I’m a sucker for colourful salads. They just scream deliciousness. Remember my edamame salad recipe? That one was pretty tasty, but I think this dressing is a little better.

  • 1 C quinoa
  • 1 C quinoa wild rice blend
  • 3 C chicken broth
  • 3/4 C water
  • 1 cucumber, diced
  • 2 carrots, shredded
  • 1 1/2 C frozen corn kernels
  • 1 pkg snap peas, sliced
  • 3 tbsp rice vinegar
  • 1 tbsp soy sauce
  • 1 tbsp agave nectar
  • 2 tbsp sesame oil
  • 3 tbsp cilantro, chopped
  1. Cook quinoa and rice blend in chicken broth / water. Approx 25 mins
  2. In large bowl, add diced cucumber, shredded carrots, and frozen corn. Set aside
  3. Once quinoa mixture is cooked, mix snap peas into quinoa while still hot to soften snap peas. Cool for 10 mins then pour into bowl with vegetables.
  4. Add vinegar, soy sauce, nectar, sesame oil, and cilantro. Toss everything together then chill salad for at least 1 hr before serving.
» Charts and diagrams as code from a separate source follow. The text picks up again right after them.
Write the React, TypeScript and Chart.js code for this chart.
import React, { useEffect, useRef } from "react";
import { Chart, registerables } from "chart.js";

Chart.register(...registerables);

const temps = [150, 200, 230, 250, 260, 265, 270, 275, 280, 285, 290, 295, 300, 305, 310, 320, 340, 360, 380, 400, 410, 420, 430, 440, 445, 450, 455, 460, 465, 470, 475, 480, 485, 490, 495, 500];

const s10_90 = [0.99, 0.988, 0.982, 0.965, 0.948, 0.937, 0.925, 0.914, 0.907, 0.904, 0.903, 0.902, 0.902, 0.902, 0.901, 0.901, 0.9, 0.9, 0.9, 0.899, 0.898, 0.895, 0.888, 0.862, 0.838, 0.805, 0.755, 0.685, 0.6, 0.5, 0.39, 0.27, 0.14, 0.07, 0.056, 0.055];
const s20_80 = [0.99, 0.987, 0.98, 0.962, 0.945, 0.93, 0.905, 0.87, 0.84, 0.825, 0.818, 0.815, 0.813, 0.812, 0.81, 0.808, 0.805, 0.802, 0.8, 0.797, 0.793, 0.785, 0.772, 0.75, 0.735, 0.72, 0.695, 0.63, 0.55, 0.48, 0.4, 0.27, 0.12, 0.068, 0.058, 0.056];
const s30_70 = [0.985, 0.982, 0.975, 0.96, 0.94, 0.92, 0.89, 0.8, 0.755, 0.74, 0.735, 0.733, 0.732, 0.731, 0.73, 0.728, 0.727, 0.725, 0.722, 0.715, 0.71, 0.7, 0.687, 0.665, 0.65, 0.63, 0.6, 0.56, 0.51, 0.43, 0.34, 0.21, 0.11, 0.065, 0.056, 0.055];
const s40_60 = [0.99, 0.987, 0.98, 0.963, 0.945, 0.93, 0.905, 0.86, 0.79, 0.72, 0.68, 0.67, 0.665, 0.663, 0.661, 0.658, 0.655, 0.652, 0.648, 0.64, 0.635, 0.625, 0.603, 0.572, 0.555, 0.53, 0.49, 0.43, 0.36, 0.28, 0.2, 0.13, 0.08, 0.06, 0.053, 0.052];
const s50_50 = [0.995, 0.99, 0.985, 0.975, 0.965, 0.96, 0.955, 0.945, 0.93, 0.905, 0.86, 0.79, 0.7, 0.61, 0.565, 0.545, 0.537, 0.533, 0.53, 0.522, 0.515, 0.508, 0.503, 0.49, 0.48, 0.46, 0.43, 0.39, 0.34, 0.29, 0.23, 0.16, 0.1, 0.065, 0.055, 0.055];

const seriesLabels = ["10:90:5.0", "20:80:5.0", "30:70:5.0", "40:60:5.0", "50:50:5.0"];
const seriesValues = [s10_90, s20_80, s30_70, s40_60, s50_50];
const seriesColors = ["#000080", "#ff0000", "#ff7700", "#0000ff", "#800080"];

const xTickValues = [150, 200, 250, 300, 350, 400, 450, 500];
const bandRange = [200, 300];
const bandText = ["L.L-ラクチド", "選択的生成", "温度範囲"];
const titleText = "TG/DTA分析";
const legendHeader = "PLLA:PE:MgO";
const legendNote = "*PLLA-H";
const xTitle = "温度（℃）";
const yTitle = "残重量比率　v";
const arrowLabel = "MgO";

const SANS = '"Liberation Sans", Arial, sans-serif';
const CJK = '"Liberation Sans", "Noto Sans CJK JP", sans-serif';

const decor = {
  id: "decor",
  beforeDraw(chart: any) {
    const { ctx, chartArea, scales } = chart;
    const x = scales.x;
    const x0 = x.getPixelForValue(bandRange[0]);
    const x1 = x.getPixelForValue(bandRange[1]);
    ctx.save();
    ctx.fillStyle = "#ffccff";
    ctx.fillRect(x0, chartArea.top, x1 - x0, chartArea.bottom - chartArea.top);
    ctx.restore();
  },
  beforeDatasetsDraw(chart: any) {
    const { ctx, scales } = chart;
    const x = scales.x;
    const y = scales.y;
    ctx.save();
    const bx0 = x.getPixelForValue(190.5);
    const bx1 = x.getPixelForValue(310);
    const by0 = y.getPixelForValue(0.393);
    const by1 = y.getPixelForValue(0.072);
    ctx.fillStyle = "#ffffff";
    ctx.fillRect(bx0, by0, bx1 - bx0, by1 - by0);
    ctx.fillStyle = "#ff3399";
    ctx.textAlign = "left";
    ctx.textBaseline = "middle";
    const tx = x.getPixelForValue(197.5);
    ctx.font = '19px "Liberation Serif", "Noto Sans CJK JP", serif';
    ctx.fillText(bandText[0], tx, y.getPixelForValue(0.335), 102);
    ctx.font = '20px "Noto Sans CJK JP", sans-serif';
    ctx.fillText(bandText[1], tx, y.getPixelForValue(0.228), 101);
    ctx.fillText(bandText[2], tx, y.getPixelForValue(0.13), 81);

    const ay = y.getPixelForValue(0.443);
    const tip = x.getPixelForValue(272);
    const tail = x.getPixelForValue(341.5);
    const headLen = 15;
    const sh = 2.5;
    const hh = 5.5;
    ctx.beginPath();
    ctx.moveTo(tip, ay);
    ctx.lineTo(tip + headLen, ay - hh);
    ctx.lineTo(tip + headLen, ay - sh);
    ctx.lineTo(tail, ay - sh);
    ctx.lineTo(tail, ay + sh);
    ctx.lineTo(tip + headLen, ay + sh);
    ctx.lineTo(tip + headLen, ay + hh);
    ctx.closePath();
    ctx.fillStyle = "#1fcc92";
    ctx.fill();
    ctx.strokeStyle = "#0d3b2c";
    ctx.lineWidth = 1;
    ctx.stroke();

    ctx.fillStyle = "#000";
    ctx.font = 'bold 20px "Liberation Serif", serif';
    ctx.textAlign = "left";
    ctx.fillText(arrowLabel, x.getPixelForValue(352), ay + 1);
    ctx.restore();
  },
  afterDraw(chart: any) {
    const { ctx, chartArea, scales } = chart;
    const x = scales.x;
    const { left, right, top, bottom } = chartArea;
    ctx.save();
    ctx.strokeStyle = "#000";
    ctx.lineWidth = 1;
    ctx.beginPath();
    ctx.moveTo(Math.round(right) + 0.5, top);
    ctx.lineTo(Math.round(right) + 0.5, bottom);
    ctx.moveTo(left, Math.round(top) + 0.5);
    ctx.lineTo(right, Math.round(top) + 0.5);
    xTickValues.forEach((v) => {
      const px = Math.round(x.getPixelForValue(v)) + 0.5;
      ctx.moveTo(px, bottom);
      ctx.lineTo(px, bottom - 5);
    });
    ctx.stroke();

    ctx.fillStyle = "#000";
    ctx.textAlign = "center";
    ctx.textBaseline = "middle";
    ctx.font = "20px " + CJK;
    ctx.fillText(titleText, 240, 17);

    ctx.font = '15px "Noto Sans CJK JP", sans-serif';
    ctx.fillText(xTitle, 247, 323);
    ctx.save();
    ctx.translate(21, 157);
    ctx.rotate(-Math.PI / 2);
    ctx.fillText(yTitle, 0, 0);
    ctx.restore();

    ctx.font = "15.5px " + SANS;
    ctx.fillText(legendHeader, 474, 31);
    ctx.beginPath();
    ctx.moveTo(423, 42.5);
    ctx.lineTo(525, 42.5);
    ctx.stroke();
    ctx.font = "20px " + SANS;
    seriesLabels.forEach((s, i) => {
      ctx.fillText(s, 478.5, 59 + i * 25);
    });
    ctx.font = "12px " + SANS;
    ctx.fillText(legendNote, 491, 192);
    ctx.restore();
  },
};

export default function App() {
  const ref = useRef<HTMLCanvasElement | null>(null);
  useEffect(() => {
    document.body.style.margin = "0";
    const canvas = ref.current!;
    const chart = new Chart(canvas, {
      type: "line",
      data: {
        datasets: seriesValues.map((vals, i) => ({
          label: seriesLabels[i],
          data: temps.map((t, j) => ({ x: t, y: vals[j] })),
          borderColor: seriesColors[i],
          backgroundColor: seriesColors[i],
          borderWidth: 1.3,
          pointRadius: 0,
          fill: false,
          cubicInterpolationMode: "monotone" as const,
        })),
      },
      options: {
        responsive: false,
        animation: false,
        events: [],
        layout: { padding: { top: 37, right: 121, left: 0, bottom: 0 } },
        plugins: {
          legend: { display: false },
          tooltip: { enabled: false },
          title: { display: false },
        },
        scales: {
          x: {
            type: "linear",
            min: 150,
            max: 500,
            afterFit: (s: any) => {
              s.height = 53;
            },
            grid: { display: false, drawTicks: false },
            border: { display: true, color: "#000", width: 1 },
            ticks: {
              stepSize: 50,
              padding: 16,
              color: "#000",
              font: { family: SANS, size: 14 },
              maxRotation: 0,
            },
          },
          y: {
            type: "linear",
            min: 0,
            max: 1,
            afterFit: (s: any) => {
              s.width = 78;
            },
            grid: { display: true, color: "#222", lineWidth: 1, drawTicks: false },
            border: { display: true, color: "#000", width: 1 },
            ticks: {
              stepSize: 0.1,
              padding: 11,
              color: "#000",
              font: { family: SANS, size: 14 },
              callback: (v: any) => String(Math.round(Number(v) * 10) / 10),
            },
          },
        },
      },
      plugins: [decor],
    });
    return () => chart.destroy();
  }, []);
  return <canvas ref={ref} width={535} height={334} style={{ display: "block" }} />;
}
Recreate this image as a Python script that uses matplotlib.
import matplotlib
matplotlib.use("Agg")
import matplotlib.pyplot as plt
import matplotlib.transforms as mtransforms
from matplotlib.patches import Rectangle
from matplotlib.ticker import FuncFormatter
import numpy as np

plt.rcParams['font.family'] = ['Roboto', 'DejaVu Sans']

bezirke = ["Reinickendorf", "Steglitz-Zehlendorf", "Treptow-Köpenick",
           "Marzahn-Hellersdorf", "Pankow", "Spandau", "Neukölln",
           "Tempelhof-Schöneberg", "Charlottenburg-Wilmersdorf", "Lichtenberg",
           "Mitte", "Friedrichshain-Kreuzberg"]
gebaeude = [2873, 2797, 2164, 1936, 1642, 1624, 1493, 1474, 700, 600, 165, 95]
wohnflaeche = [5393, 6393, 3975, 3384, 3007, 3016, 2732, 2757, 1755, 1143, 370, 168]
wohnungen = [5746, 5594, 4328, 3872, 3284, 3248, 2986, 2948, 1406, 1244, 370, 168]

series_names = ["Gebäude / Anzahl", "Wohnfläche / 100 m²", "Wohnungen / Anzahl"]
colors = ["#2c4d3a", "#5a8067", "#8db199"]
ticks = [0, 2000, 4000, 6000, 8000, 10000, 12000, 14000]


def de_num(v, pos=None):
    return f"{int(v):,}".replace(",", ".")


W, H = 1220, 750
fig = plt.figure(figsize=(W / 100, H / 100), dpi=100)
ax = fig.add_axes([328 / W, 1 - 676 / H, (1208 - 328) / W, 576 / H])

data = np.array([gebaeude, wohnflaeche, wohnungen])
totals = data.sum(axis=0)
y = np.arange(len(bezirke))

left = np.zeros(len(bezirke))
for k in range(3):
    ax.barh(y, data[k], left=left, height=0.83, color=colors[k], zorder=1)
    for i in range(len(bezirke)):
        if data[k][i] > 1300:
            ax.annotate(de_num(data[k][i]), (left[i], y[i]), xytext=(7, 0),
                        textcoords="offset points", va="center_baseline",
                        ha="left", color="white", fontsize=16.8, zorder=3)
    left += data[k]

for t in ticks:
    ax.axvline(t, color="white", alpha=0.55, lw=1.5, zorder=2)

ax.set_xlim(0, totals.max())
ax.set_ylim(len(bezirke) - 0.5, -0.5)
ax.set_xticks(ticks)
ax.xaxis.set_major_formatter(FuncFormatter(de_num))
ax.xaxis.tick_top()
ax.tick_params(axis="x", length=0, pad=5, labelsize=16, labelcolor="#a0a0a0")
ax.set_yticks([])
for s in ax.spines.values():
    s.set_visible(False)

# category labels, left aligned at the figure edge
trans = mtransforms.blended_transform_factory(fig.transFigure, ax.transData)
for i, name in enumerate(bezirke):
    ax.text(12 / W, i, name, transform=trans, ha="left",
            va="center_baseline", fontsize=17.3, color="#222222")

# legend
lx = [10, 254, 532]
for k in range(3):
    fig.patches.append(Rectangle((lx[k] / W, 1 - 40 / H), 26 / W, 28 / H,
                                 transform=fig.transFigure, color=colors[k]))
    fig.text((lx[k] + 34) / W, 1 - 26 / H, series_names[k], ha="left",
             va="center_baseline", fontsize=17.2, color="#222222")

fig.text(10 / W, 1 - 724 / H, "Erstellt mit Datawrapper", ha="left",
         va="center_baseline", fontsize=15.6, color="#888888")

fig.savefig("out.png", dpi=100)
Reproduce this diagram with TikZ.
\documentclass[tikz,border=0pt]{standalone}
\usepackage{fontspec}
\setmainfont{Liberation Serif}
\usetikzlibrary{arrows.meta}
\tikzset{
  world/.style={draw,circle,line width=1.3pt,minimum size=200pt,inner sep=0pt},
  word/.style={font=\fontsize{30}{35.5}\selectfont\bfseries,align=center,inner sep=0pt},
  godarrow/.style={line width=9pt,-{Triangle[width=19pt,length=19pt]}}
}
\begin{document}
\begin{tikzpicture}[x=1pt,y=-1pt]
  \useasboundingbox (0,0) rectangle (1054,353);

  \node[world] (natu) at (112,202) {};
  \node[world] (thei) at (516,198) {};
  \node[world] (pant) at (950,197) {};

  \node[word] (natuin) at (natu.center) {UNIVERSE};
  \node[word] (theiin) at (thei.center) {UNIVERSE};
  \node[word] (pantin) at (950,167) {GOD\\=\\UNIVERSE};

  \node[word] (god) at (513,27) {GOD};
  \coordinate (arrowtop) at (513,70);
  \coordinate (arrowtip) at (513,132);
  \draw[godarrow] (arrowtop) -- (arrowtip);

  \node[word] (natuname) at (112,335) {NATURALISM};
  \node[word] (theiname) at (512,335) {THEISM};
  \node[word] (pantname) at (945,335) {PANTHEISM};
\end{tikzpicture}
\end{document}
So fresh and perfect for summer.

4 Comments Add yours

  1. I’m always looking for more ways to cook with quinoa. Will give this recipe a try!


    1. Janine says:

      Yes, please do try it! If you haven’t already, you should check out “Queen of Quinoa” – she has some great recipes/ creative ways to use quinoa


      1. I haven’t–thanks for letting me know!